▶ [AIM OF THE TASK]: Only the lines from the top of the listing below to the line that has "import plotly.graph_objects as go" should be echoed, with both ends kept and pictures left out.
-----
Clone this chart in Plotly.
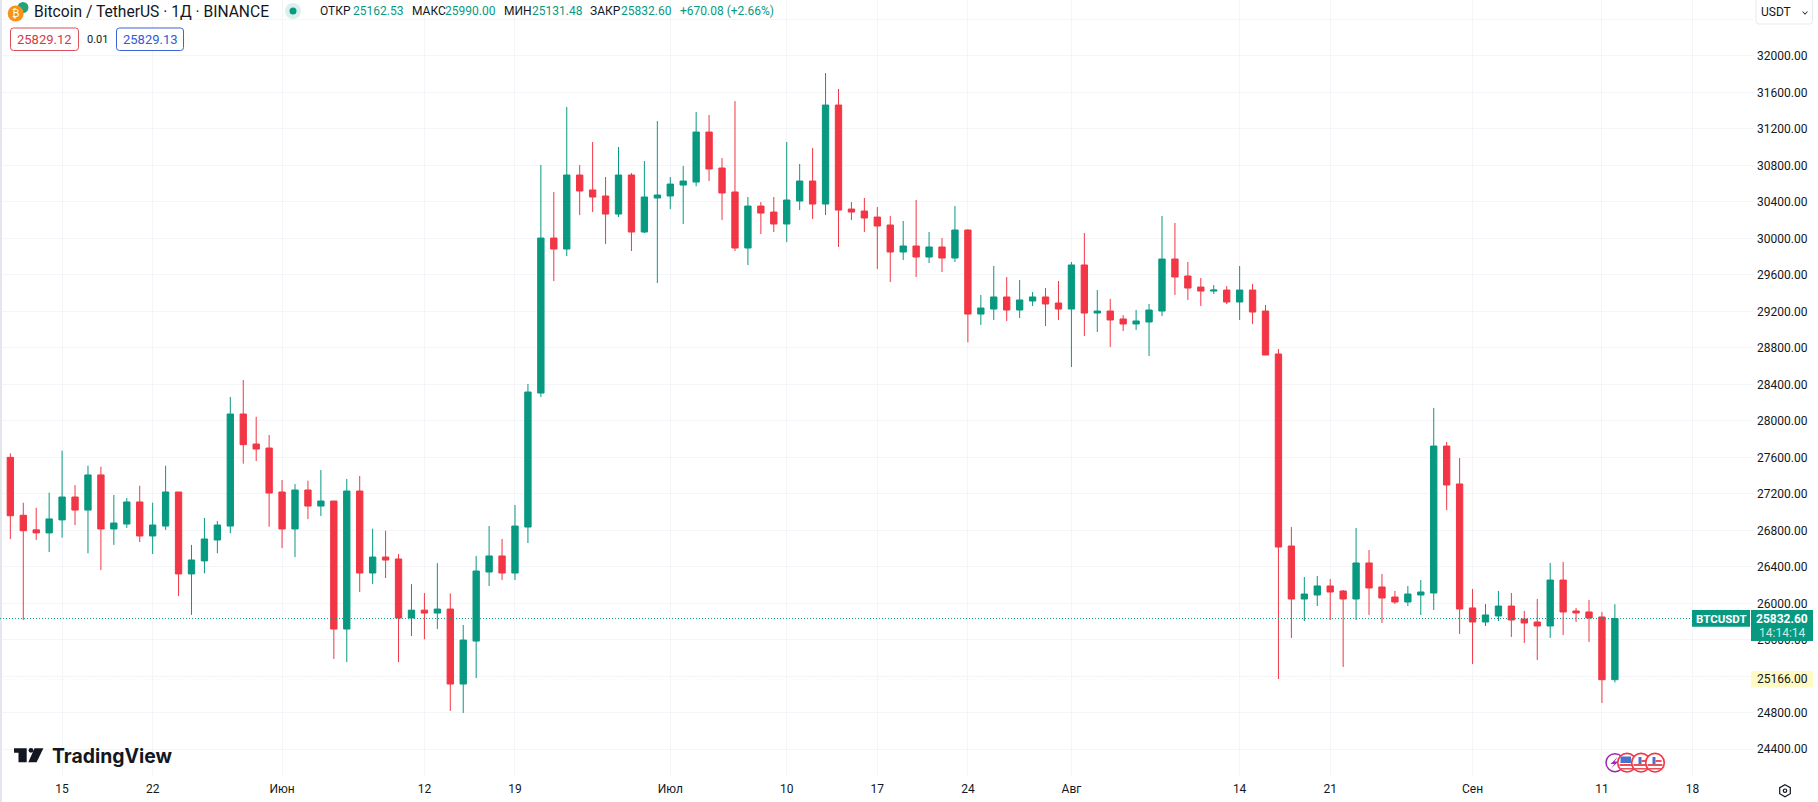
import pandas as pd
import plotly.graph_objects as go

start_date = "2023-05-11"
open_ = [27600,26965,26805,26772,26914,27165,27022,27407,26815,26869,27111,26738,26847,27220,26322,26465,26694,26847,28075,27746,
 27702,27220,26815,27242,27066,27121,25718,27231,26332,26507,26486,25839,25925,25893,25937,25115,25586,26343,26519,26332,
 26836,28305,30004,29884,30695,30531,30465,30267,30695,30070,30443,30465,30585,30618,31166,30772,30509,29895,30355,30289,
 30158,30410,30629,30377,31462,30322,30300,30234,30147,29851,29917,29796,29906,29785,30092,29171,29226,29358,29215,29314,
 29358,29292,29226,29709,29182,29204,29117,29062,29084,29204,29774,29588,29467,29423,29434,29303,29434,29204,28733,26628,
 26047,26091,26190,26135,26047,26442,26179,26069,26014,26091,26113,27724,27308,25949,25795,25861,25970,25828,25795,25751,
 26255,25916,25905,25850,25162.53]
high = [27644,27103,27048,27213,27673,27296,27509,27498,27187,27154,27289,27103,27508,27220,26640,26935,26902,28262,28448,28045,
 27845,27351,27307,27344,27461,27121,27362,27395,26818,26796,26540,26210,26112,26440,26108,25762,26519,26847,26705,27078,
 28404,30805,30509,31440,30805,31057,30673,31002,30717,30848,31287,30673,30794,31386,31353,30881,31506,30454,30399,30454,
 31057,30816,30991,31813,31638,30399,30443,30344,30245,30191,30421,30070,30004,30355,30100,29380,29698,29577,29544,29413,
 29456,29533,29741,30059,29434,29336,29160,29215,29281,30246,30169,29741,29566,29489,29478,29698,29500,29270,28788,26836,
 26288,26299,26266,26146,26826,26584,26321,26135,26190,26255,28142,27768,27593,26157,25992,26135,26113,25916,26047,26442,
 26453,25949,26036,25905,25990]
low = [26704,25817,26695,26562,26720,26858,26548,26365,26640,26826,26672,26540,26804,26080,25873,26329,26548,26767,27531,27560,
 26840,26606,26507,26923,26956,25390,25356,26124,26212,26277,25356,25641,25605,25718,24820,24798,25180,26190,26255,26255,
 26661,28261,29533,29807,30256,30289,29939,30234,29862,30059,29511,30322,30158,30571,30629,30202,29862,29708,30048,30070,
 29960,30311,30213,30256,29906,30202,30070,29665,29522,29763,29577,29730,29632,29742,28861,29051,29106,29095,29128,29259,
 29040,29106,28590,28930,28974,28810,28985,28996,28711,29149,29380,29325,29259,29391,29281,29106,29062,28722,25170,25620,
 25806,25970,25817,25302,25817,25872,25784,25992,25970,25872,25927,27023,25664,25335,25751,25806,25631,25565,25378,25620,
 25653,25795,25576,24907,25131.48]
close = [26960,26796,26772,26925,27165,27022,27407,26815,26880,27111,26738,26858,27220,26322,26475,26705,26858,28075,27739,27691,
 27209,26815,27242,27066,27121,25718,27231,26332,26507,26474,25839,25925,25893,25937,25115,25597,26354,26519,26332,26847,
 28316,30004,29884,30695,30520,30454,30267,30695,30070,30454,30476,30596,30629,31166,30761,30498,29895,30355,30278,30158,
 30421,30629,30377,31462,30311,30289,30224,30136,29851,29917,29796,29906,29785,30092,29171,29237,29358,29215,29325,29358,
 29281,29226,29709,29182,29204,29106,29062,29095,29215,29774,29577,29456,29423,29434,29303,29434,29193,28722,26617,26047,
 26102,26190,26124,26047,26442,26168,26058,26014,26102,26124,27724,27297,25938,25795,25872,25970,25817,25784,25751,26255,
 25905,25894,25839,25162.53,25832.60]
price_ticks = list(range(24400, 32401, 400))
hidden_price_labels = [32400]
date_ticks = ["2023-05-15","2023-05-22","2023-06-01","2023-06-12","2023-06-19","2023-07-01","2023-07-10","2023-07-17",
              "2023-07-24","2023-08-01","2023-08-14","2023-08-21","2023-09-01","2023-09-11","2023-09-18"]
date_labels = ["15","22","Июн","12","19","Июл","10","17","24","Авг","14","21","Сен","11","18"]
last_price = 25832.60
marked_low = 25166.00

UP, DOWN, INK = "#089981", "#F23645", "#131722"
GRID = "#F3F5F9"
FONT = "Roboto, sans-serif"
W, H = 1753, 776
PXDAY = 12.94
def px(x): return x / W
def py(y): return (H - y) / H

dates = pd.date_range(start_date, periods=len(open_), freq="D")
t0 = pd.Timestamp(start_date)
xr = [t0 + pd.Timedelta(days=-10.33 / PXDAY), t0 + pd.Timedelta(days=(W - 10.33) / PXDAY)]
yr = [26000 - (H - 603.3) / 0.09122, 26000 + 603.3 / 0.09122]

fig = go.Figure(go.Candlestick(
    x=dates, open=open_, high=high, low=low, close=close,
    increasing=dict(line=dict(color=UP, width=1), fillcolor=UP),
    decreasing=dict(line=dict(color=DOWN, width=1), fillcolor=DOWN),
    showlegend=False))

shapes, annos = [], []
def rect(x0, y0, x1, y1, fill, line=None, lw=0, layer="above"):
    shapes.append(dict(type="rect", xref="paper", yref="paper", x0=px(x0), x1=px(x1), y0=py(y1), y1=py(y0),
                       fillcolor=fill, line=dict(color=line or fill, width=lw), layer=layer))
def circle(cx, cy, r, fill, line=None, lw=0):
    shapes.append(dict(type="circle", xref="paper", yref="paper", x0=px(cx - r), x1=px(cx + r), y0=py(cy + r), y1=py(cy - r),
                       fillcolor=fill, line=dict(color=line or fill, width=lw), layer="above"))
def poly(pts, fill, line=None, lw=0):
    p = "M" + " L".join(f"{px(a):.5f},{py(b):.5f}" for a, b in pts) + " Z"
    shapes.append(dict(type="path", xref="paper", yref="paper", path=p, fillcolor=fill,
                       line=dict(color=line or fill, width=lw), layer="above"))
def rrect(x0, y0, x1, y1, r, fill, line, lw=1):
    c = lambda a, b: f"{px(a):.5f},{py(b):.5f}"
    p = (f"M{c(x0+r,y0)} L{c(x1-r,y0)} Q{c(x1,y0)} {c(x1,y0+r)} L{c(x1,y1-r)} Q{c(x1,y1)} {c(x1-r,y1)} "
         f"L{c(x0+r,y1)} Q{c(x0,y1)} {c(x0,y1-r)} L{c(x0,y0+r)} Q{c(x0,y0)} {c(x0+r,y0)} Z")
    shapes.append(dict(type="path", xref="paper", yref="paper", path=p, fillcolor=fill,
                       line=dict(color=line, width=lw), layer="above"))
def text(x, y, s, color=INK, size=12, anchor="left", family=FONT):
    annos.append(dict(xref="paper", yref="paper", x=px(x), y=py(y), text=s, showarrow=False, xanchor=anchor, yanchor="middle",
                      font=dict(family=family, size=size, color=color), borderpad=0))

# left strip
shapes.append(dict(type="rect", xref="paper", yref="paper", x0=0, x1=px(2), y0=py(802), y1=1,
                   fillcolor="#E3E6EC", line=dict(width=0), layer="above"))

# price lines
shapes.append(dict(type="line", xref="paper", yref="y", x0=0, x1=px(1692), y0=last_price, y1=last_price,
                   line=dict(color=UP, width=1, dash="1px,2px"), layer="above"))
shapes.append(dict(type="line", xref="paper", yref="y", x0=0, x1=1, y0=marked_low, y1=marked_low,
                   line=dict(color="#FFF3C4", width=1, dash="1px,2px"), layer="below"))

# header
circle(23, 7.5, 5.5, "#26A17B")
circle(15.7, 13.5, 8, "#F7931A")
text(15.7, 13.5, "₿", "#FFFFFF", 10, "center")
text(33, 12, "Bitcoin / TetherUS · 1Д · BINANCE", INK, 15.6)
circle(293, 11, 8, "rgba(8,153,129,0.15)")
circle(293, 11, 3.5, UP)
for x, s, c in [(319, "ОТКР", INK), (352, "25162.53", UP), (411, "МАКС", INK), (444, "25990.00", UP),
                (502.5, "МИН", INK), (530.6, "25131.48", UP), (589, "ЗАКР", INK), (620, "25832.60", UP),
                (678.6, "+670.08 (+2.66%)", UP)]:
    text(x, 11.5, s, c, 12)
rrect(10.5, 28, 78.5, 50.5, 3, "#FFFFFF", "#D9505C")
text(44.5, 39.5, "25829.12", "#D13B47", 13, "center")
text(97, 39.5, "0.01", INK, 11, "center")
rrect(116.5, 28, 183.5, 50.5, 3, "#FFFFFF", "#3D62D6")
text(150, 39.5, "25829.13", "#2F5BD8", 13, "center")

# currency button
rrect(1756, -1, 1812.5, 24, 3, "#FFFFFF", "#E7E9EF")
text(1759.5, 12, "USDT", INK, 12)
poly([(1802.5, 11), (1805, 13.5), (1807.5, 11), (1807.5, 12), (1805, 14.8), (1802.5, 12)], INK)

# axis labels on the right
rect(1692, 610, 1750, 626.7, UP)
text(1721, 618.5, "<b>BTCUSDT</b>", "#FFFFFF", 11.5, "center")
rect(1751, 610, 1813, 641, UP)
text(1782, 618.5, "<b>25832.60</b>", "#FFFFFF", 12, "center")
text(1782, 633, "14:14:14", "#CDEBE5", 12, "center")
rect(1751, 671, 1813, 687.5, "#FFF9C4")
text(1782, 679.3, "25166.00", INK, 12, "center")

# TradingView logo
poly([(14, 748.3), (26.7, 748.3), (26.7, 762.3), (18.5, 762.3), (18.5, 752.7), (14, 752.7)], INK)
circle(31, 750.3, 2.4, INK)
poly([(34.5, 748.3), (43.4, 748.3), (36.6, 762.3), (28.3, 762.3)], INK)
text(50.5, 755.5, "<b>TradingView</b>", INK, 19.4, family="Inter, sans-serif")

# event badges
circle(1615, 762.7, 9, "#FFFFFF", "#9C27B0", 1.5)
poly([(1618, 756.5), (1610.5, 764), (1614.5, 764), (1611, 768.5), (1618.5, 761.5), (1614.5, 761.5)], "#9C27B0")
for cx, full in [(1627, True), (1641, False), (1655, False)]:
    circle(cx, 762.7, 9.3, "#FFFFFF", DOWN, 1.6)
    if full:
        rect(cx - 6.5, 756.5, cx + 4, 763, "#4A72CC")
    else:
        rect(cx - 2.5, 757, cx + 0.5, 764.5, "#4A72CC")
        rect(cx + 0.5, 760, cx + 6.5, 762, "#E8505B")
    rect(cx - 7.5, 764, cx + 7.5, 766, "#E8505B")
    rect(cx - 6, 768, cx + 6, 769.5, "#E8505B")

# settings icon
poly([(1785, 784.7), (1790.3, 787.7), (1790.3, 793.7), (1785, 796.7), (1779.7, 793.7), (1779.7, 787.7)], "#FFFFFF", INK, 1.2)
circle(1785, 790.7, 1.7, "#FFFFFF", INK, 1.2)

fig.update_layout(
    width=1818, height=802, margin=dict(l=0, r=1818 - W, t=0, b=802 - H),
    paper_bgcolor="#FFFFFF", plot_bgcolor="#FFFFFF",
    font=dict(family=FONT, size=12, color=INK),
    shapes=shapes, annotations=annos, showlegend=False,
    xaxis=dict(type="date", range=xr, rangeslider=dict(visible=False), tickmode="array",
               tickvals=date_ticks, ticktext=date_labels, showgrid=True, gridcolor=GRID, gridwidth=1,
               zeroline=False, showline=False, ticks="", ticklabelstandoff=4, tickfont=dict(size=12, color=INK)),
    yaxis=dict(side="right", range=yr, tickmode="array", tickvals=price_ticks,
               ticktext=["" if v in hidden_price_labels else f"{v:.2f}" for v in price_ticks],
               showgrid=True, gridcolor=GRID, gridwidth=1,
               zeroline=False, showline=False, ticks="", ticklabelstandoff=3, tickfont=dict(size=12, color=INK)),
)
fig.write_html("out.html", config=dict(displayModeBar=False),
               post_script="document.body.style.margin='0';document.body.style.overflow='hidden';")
-----
▶ [THE SOLUTION]:
Clone this chart in Plotly.
import pandas as pd
import plotly.graph_objects as go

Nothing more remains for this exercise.